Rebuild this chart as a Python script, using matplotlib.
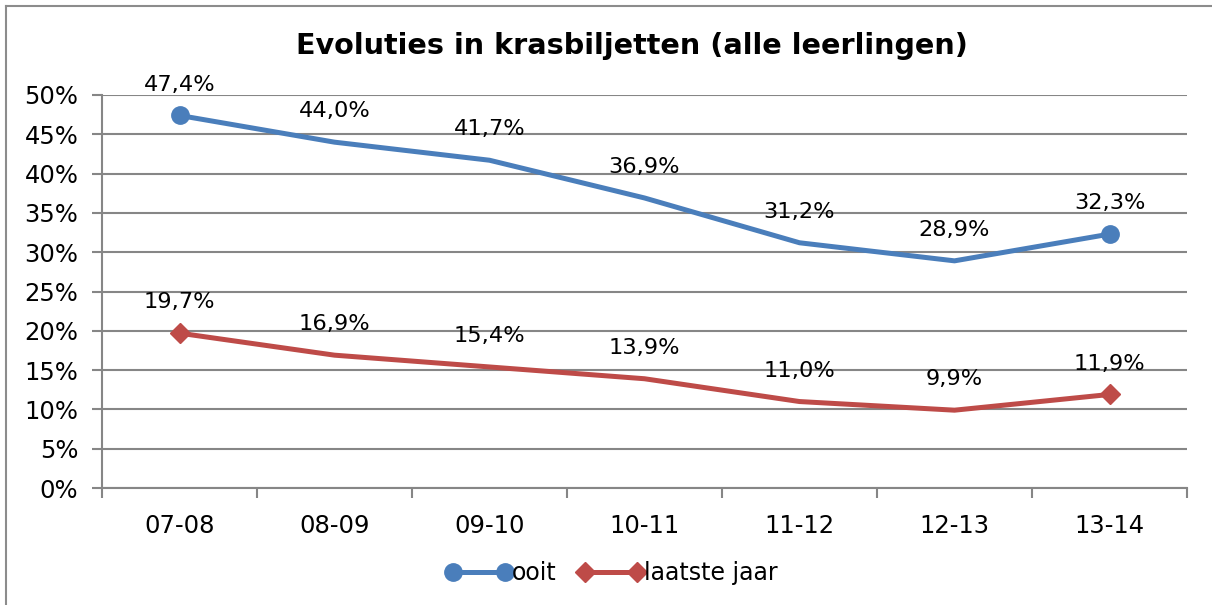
import matplotlib
matplotlib.use("Agg")
import matplotlib.pyplot as plt
from matplotlib.lines import Line2D
from matplotlib.ticker import MultipleLocator, FuncFormatter, FixedLocator

categories = ["07-08", "08-09", "09-10", "10-11", "11-12", "12-13", "13-14"]
ooit = [47.4, 44.0, 41.7, 36.9, 31.2, 28.9, 32.3]
laatste_jaar = [19.7, 16.9, 15.4, 13.9, 11.0, 9.9, 11.9]
title = "Evoluties in krasbiljetten (alle leerlingen)"

blue = "#4A7EBB"
red = "#BE4B48"
grid = "#868686"

plt.rcParams['font.family'] = ['DejaVu Sans']

fig = plt.figure(figsize=(12.12, 6.05), dpi=100)
ax = fig.add_axes([102/1212, 1-488/605, (1187-102)/1212, (488-95)/605])

x = list(range(len(categories)))
ax.plot(x, ooit, color=blue, lw=3.6, marker='o', markersize=12.5,
        markevery=[0, len(x)-1], label="ooit", solid_joinstyle='round', zorder=3)
ax.plot(x, laatste_jaar, color=red, lw=3.6, marker='D', markersize=10,
        markevery=[0, len(x)-1], label="laatste jaar", solid_joinstyle='round', zorder=3)

for series in (ooit, laatste_jaar):
    for xi, v in zip(x, series):
        ax.annotate(f"{v:.1f}%".replace('.', ','), (xi, v), xytext=(0, 15),
                    textcoords='offset points', ha='center', va='bottom', fontsize=16.2)

ax.set_xlim(-0.5, len(x)-0.5)
ax.set_ylim(0, 50)
ax.yaxis.set_major_locator(MultipleLocator(5))
ax.yaxis.set_major_formatter(FuncFormatter(lambda v, p: f"{v:.0f}%"))
ax.set_xticks(x)
ax.set_xticklabels(categories)
ax.xaxis.set_minor_locator(FixedLocator([i - 0.5 for i in range(len(x)+1)]))
ax.tick_params(axis='x', which='major', length=0, pad=19, labelsize=17.5)
ax.tick_params(axis='x', which='minor', length=7, width=1.5, color=grid, direction='out')
ax.tick_params(axis='y', which='major', length=7, width=1.5, color=grid, labelsize=17.5, pad=10)

ax.grid(axis='y', color=grid, lw=1.5)
ax.set_axisbelow(True)
for s in ['top', 'right']:
    ax.spines[s].set_visible(False)
for s in ['left', 'bottom']:
    ax.spines[s].set_color(grid)
    ax.spines[s].set_linewidth(1.5)

fig.text(632/1212, 1-46/605, title, ha='center', va='center', fontsize=20.6, fontweight='bold')

leg = fig.legend(loc='center', bbox_to_anchor=(612/1212, 1-573/605), ncol=2, frameon=False,
                 fontsize=17, numpoints=2, handlelength=2.8, handletextpad=0.0,
                 columnspacing=0.9)

fig.add_artist(Line2D([6/1212, 6/1212], [-0.1, 1-6/605], transform=fig.transFigure,
                      color="#8c8c8c", lw=1.5))
fig.add_artist(Line2D([6/1212, 1.1], [1-6/605, 1-6/605], transform=fig.transFigure,
                      color="#8c8c8c", lw=1.5))

fig.savefig("out.png", dpi=100)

++++++

## Your instructions
Skipping the pictures, transcribe each line above exactly as it appears.

## Written response
Rebuild this chart as a Python script, using matplotlib.
import matplotlib
matplotlib.use("Agg")
import matplotlib.pyplot as plt
from matplotlib.lines import Line2D
from matplotlib.ticker import MultipleLocator, FuncFormatter, FixedLocator

categories = ["07-08", "08-09", "09-10", "10-11", "11-12", "12-13", "13-14"]
ooit = [47.4, 44.0, 41.7, 36.9, 31.2, 28.9, 32.3]
laatste_jaar = [19.7, 16.9, 15.4, 13.9, 11.0, 9.9, 11.9]
title = "Evoluties in krasbiljetten (alle leerlingen)"

blue = "#4A7EBB"
red = "#BE4B48"
grid = "#868686"

plt.rcParams['font.family'] = ['DejaVu Sans']

fig = plt.figure(figsize=(12.12, 6.05), dpi=100)
ax = fig.add_axes([102/1212, 1-488/605, (1187-102)/1212, (488-95)/605])

x = list(range(len(categories)))
ax.plot(x, ooit, color=blue, lw=3.6, marker='o', markersize=12.5,
        markevery=[0, len(x)-1], label="ooit", solid_joinstyle='round', zorder=3)
ax.plot(x, laatste_jaar, color=red, lw=3.6, marker='D', markersize=10,
        markevery=[0, len(x)-1], label="laatste jaar", solid_joinstyle='round', zorder=3)

for series in (ooit, laatste_jaar):
    for xi, v in zip(x, series):
        ax.annotate(f"{v:.1f}%".replace('.', ','), (xi, v), xytext=(0, 15),
                    textcoords='offset points', ha='center', va='bottom', fontsize=16.2)

ax.set_xlim(-0.5, len(x)-0.5)
ax.set_ylim(0, 50)
ax.yaxis.set_major_locator(MultipleLocator(5))
ax.yaxis.set_major_formatter(FuncFormatter(lambda v, p: f"{v:.0f}%"))
ax.set_xticks(x)
ax.set_xticklabels(categories)
ax.xaxis.set_minor_locator(FixedLocator([i - 0.5 for i in range(len(x)+1)]))
ax.tick_params(axis='x', which='major', length=0, pad=19, labelsize=17.5)
ax.tick_params(axis='x', which='minor', length=7, width=1.5, color=grid, direction='out')
ax.tick_params(axis='y', which='major', length=7, width=1.5, color=grid, labelsize=17.5, pad=10)

ax.grid(axis='y', color=grid, lw=1.5)
ax.set_axisbelow(True)
for s in ['top', 'right']:
    ax.spines[s].set_visible(False)
for s in ['left', 'bottom']:
    ax.spines[s].set_color(grid)
    ax.spines[s].set_linewidth(1.5)

fig.text(632/1212, 1-46/605, title, ha='center', va='center', fontsize=20.6, fontweight='bold')

leg = fig.legend(loc='center', bbox_to_anchor=(612/1212, 1-573/605), ncol=2, frameon=False,
                 fontsize=17, numpoints=2, handlelength=2.8, handletextpad=0.0,
                 columnspacing=0.9)

fig.add_artist(Line2D([6/1212, 6/1212], [-0.1, 1-6/605], transform=fig.transFigure,
                      color="#8c8c8c", lw=1.5))
fig.add_artist(Line2D([6/1212, 1.1], [1-6/605, 1-6/605], transform=fig.transFigure,
                      color="#8c8c8c", lw=1.5))

fig.savefig("out.png", dpi=100)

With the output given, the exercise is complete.